Para resolver este problema, los presos de Butyrka retomaron una idea del período del comunismo de guerra, en los primeros años de la revolución, y organizaron «los comités de pobres». Cada preso donaba el 10% de su dinero a ese comité. A su vez, el comité compraba alimentos para los presos que no tenían dinero. Este sistema continuó durante algunos años, hasta que las autoridades decidieron eliminarlo, prometiendo a algunos prisioneros diversas compensaciones para que se negaran a que se les descontara dinero. Sin embargo, las celdas se resistieron y aislaron a los que no participaban. Y ¿quién, pregunta Shalámov, «se atrevería a enfrentarse en solitario a todo el grupo, a unos hombres que pasan las veinticuatro horas contigo, y cuando solo el sueño te salva de las miradas hostiles de tus compañeros»?
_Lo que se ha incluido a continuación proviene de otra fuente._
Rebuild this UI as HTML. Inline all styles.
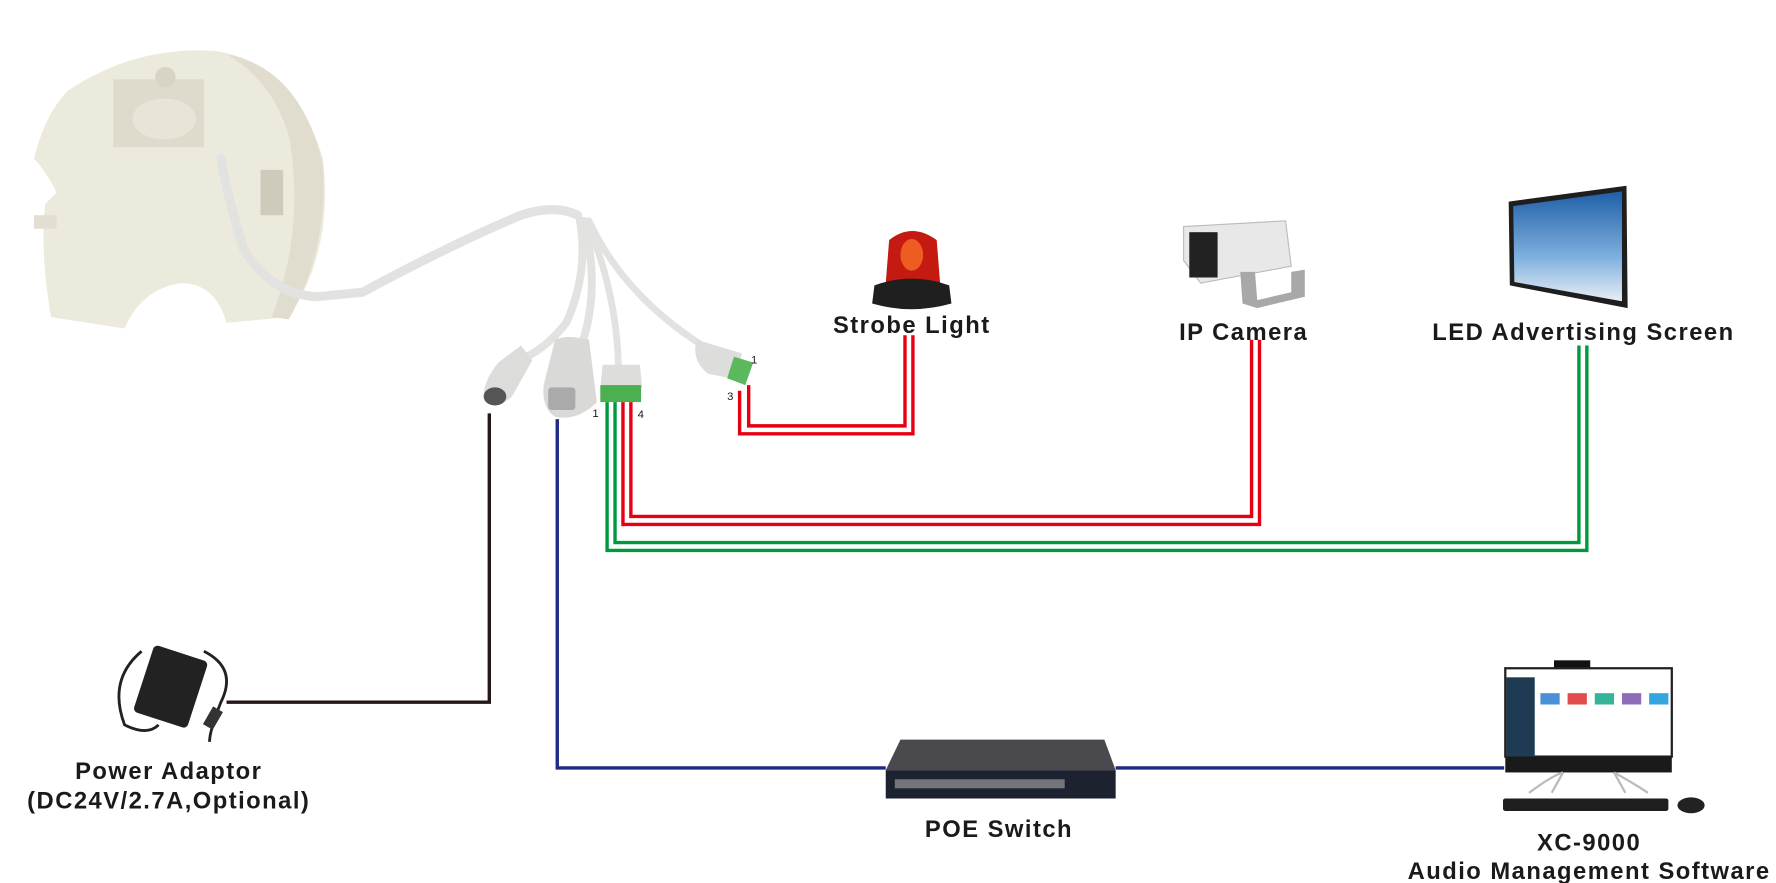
<!DOCTYPE html>
<html><head><meta charset="utf-8">
<style>
html,body{margin:0;padding:0;background:#fff;width:1776px;height:883px;overflow:hidden}
svg{display:block}
text{font-family:"Liberation Sans",Arial,sans-serif;font-weight:bold;fill:#1a1a1a;letter-spacing:1.3px}
</style></head><body>
<svg width="1776" height="883" viewBox="0 0 1568 779.6" preserveAspectRatio="none" xmlns="http://www.w3.org/2000/svg">
<rect width="1568" height="780" fill="#fff"/>
<!-- speaker body -->
<path d="M60 80 Q120 40 190 45 Q260 55 285 140 Q295 220 255 280 L200 285 Q190 250 160 250 Q125 255 110 290 L45 280 Q35 220 40 180 L50 170 Q40 150 30 140 Q40 100 60 80Z" fill="#ece9dd"/>
<path d="M200 48 Q265 60 285 145 Q290 220 255 282 L240 280 Q270 200 255 120 Q240 70 200 48Z" fill="#e1ddce"/>
<rect x="100" y="70" width="80" height="60" fill="#dfdbcc"/>
<ellipse cx="145" cy="105" rx="28" ry="18" fill="#e8e5d8"/>
<circle cx="146" cy="68" r="9" fill="#d8d4c4"/>
<rect x="230" y="150" width="20" height="40" fill="#cfcbbb"/>
<rect x="30" y="190" width="20" height="12" fill="#e2dfd2"/>
<!-- cables -->
<g fill="none" stroke="#e2e2e0" stroke-linecap="round">
<path d="M195 140 Q200 170 215 220 Q240 260 280 262 L320 258 Q400 215 460 190 Q490 180 510 190" stroke-width="8"/>
<path d="M512 195 Q520 240 500 285 Q480 310 458 318" stroke-width="7"/>
<path d="M515 195 Q530 250 515 300" stroke-width="7"/>
<path d="M518 195 Q545 260 546 325" stroke-width="6"/>
<path d="M520 195 Q550 260 620 305" stroke-width="6"/>
</g>
<!-- DC jack -->
<path d="M440 320 L460 305 L470 318 L452 350 Q440 362 428 354 Q424 340 440 320Z" fill="#dcdcda"/>
<ellipse cx="437" cy="350" rx="10" ry="8" fill="#555"/>
<!-- RJ45 -->
<path d="M490 300 Q500 295 520 300 L527 355 Q510 372 490 368 Q478 360 480 340Z" fill="#d9d9d7"/>
<rect x="484" y="342" width="24" height="20" rx="3" fill="#aaa"/>
<!-- 4-pin -->
<path d="M532 322 L565 322 L567 343 L530 343Z" fill="#dddddb"/>
<rect x="530" y="340" width="36" height="15" fill="#4caf50"/>
<!-- 2 pin -->
<path d="M615 300 L655 312 L650 335 L625 330 Q610 318 615 300Z" fill="#dddddb"/>
<path d="M648 315 L665 320 L658 340 L642 334Z" fill="#5cb85c"/>
<g font-size="10">
<text x="663" y="321" style="font-weight:normal;letter-spacing:0">1</text>
<text x="642" y="353" style="font-weight:normal;letter-spacing:0">3</text>
<text x="523" y="368" style="font-weight:normal;letter-spacing:0">1</text>
<text x="563" y="369" style="font-weight:normal;letter-spacing:0">4</text>
</g>
<!-- wires -->
<g fill="none" stroke-width="3">
<polyline points="432,365 432,620 200,620" stroke="#231815"/>
<polyline points="492,370 492,678 782,678" stroke="#1f2a86"/>
<line x1="985" y1="678" x2="1328" y2="678" stroke="#1f2a86"/>
<polyline points="536,355 536,486 1401,486 1401,305" stroke="#009a3e"/>
<polyline points="543,355 543,479 1394,479 1394,305" stroke="#009a3e"/>
<polyline points="550,355 550,463 1112,463 1112,300" stroke="#e60012"/>
<polyline points="557,355 557,456 1105,456 1105,300" stroke="#e60012"/>
<polyline points="653,345 653,383 806,383 806,296" stroke="#e60012"/>
<polyline points="661,340 661,376 799,376 799,296" stroke="#e60012"/>
</g>
<!-- strobe -->
<path d="M782 250 L785 212 Q805 196 827 212 L830 250Z" fill="#c41a12"/>
<ellipse cx="805" cy="225" rx="10" ry="14" fill="#ff7b2a" opacity="0.7"/>
<path d="M772 252 Q805 240 838 252 L840 268 Q805 278 770 268Z" fill="#1f1f1f"/>
<text x="805" y="294" font-size="21" text-anchor="middle">Strobe Light</text>
<!-- IP camera -->
<path d="M1045 200 L1135 195 L1140 235 L1060 250 L1045 230Z" fill="#e8e8e8" stroke="#bbb"/>
<rect x="1050" y="205" width="25" height="40" fill="#222"/>
<path d="M1095 240 L1108 240 L1110 265 L1140 258 L1140 240 L1152 238 L1152 262 L1110 272 L1097 268Z" fill="#a8a8a8"/>
<text x="1098" y="300" font-size="21" text-anchor="middle">IP  Camera</text>
<!-- LED screen -->
<path d="M1332 178 L1436 164 L1437 272 L1333 252Z" fill="#1e1e1e"/>
<defs><linearGradient id="sky" x1="0" y1="0" x2="0" y2="1"><stop offset="0" stop-color="#1f5fa8"/><stop offset="0.6" stop-color="#7fb0de"/><stop offset="1" stop-color="#e8eef5"/></linearGradient></defs>
<path d="M1336 182 L1432 169 L1432 266 L1337 249Z" fill="url(#sky)"/>
<text x="1398" y="300" font-size="21" text-anchor="middle">LED Advertising Screen</text>
<!-- power adaptor -->
<rect x="126" y="575" width="50" height="62" rx="4" fill="#222" transform="rotate(18 150 605)"/>
<path d="M125 575 Q95 600 110 640 Q130 650 140 640" fill="none" stroke="#222" stroke-width="2.5"/>
<path d="M180 575 Q210 590 195 620 Q185 645 185 655" fill="none" stroke="#222" stroke-width="2.5"/>
<rect x="183" y="625" width="10" height="18" fill="#333" transform="rotate(30 188 634)"/>
<text x="149" y="688" font-size="21" text-anchor="middle">Power Adaptor</text>
<text x="149" y="714" font-size="21" text-anchor="middle">(DC24V/2.7A,Optional)</text>
<!-- POE switch -->
<path d="M795 653 L975 653 L985 680 L782 680Z" fill="#4a4a4e"/>
<rect x="782" y="680" width="203" height="25" fill="#1d2230"/>
<rect x="790" y="688" width="150" height="8" fill="#8b8b8b" opacity="0.8"/>
<text x="882" y="739" font-size="21" text-anchor="middle">POE Switch</text>
<!-- computer -->
<rect x="1372" y="583" width="32" height="8" fill="#111"/>
<rect x="1329" y="590" width="147" height="78" fill="#ffffff" stroke="#222" stroke-width="2"/>
<rect x="1330" y="598" width="25" height="70" fill="#1f3b53"/>
<rect x="1360" y="612" width="17" height="10" fill="#4a90d9"/>
<rect x="1384" y="612" width="17" height="10" fill="#e14b4b"/>
<rect x="1408" y="612" width="17" height="10" fill="#35b597"/>
<rect x="1432" y="612" width="17" height="10" fill="#8d6cb8"/>
<rect x="1456" y="612" width="17" height="10" fill="#33a6e0"/>
<rect x="1329" y="668" width="147" height="14" fill="#1a1a1a"/>
<path d="M1350 700 Q1370 685 1380 682 M1455 700 Q1440 690 1425 682 M1380 682 L1370 700 M1425 682 L1435 700" stroke="#bbb" stroke-width="2" fill="none"/>
<rect x="1327" y="705" width="146" height="11" rx="2" fill="#1e1e1e"/>
<ellipse cx="1493" cy="711" rx="12" ry="7" fill="#222"/>
<text x="1403" y="751" font-size="21" text-anchor="middle">XC-9000</text>
<text x="1403" y="776" font-size="21" text-anchor="middle">Audio Management Software</text>
</svg>
</body></html>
Curiosamente, este breve relato es uno de los pocos del amplio repertorio de Shalámov que termina con una nota positiva: «La masa carcelaria —cohesionada como siempre ocurre en la cárcel, a diferencia de la “calle” y de los campos—, en un espacio carente del más mínimo derecho, halla un punto de apoyo para aplicar sus energías espirituales en la afirmación del eterno derecho del hombre a vivir a su modo».[35]

Este escritor, pesimista entre los pesimistas, había encontrado en esta forma organizada de solidaridad entre los presos, un jirón de esperanza. El trauma del transporte y el horror inaudito de los primeros días en los campos pronto lo destruiría.